## Given data
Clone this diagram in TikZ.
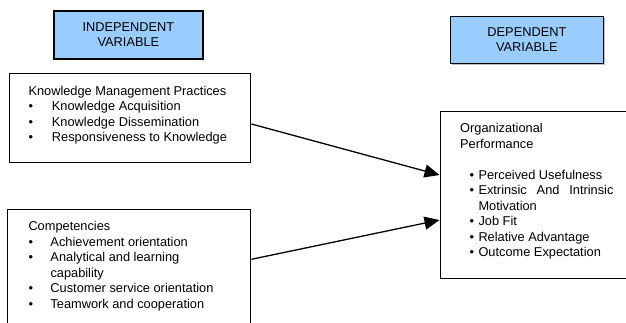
\documentclass[tikz,border=0pt]{standalone}
\usepackage{fontspec}
\setmainfont{Liberation Sans}
\usetikzlibrary{arrows.meta,calc,shadows}
\definecolor{varblue}{HTML}{99CCFF}
\newcommand{\fs}{\fontsize{12.8}{15.5}\selectfont}
\newcommand{\kmb}[1]{\makebox[23.4pt][l]{\textbullet}#1}
\newcommand{\cpb}[1]{\makebox[22pt][l]{\textbullet}#1}
\newcommand{\opb}[1]{\makebox[18.3pt][l]{\hspace*{9.5pt}\textbullet}#1}
\begin{document}
\begin{tikzpicture}[x=1pt,y=-1pt,
  box/.style={draw, line width=1.4pt, inner sep=0, anchor=north west},
  varbox/.style={draw, line width=1.8pt, fill=varblue, inner sep=0, anchor=north west,
    align=center, font=\fontsize{12.8}{14.7}\selectfont,
    drop shadow={shadow xshift=1.2pt, shadow yshift=-1.2pt, fill=gray!50, opacity=1}},
  txt/.style={anchor=north west, inner sep=0, align=left, font=\fs},
  link/.style={line width=1.3pt, -{Triangle[length=15pt,width=13pt]}}]
\useasboundingbox (0,0) rectangle (626,322);
% variable labels
\node[varbox, minimum width=149pt, minimum height=48pt] (iv) at (53,10) {INDEPENDENT\\VARIABLE};
\node[varbox, minimum width=153pt, minimum height=47pt] (dv) at (449.5,15.5) {DEPENDENT\\VARIABLE};
% boxes
\node[box, minimum width=241.5pt, minimum height=89pt] (km) at (8.5,73) {};
\node[box, minimum width=243pt, minimum height=124pt] (cp) at (7,208.5) {};
\node[box, minimum width=200pt, minimum height=166.5pt] (op) at (439.5,111) {};
% texts
\node[txt] (kmt) at (28.3,84.2) {\strut Knowledge Management Practices\\
  \kmb{Knowledge Acquisition}\\
  \kmb{Knowledge Dissemination}\\
  \kmb{Responsiveness to Knowledge}};
\node[txt] (cpt) at (28.3,219.9) {\strut Competencies\\
  \cpb{Achievement orientation}\\
  \cpb{Analytical and learning}\\
  \hspace*{22pt}capability\\
  \cpb{Customer service orientation}\\
  \cpb{Teamwork and cooperation}};
\node[txt] (opt) at (460,121.5) {\strut Organizational\\
  Performance\\
  \mbox{}\\
  \opb{Perceived Usefulness}\\
  \opb{\makebox[135pt][s]{Extrinsic And Intrinsic}}\\
  \hspace*{18.3pt}Motivation\\
  \opb{Job Fit}\\
  \opb{Relative Advantage}\\
  \opb{Outcome Expectation}};
% connectors
\draw[link] ($(km.north east)+(0,51)$) -- ($(op.north west)+(0,64)$);
\draw[link] ($(cp.north east)+(0,50.8)$) -- ($(op.north west)+(0,109)$);
\end{tikzpicture}
\end{document}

## Your objective
Ignore the images and quote every line of the listing exactly.

## Solution to the exercise
Clone this diagram in TikZ.
\documentclass[tikz,border=0pt]{standalone}
\usepackage{fontspec}
\setmainfont{Liberation Sans}
\usetikzlibrary{arrows.meta,calc,shadows}
\definecolor{varblue}{HTML}{99CCFF}
\newcommand{\fs}{\fontsize{12.8}{15.5}\selectfont}
\newcommand{\kmb}[1]{\makebox[23.4pt][l]{\textbullet}#1}
\newcommand{\cpb}[1]{\makebox[22pt][l]{\textbullet}#1}
\newcommand{\opb}[1]{\makebox[18.3pt][l]{\hspace*{9.5pt}\textbullet}#1}
\begin{document}
\begin{tikzpicture}[x=1pt,y=-1pt,
  box/.style={draw, line width=1.4pt, inner sep=0, anchor=north west},
  varbox/.style={draw, line width=1.8pt, fill=varblue, inner sep=0, anchor=north west,
    align=center, font=\fontsize{12.8}{14.7}\selectfont,
    drop shadow={shadow xshift=1.2pt, shadow yshift=-1.2pt, fill=gray!50, opacity=1}},
  txt/.style={anchor=north west, inner sep=0, align=left, font=\fs},
  link/.style={line width=1.3pt, -{Triangle[length=15pt,width=13pt]}}]
\useasboundingbox (0,0) rectangle (626,322);
% variable labels
\node[varbox, minimum width=149pt, minimum height=48pt] (iv) at (53,10) {INDEPENDENT\\VARIABLE};
\node[varbox, minimum width=153pt, minimum height=47pt] (dv) at (449.5,15.5) {DEPENDENT\\VARIABLE};
% boxes
\node[box, minimum width=241.5pt, minimum height=89pt] (km) at (8.5,73) {};
\node[box, minimum width=243pt, minimum height=124pt] (cp) at (7,208.5) {};
\node[box, minimum width=200pt, minimum height=166.5pt] (op) at (439.5,111) {};
% texts
\node[txt] (kmt) at (28.3,84.2) {\strut Knowledge Management Practices\\
  \kmb{Knowledge Acquisition}\\
  \kmb{Knowledge Dissemination}\\
  \kmb{Responsiveness to Knowledge}};
\node[txt] (cpt) at (28.3,219.9) {\strut Competencies\\
  \cpb{Achievement orientation}\\
  \cpb{Analytical and learning}\\
  \hspace*{22pt}capability\\
  \cpb{Customer service orientation}\\
  \cpb{Teamwork and cooperation}};
\node[txt] (opt) at (460,121.5) {\strut Organizational\\
  Performance\\
  \mbox{}\\
  \opb{Perceived Usefulness}\\
  \opb{\makebox[135pt][s]{Extrinsic And Intrinsic}}\\
  \hspace*{18.3pt}Motivation\\
  \opb{Job Fit}\\
  \opb{Relative Advantage}\\
  \opb{Outcome Expectation}};
% connectors
\draw[link] ($(km.north east)+(0,51)$) -- ($(op.north west)+(0,64)$);
\draw[link] ($(cp.north east)+(0,50.8)$) -- ($(op.north west)+(0,109)$);
\end{tikzpicture}
\end{document}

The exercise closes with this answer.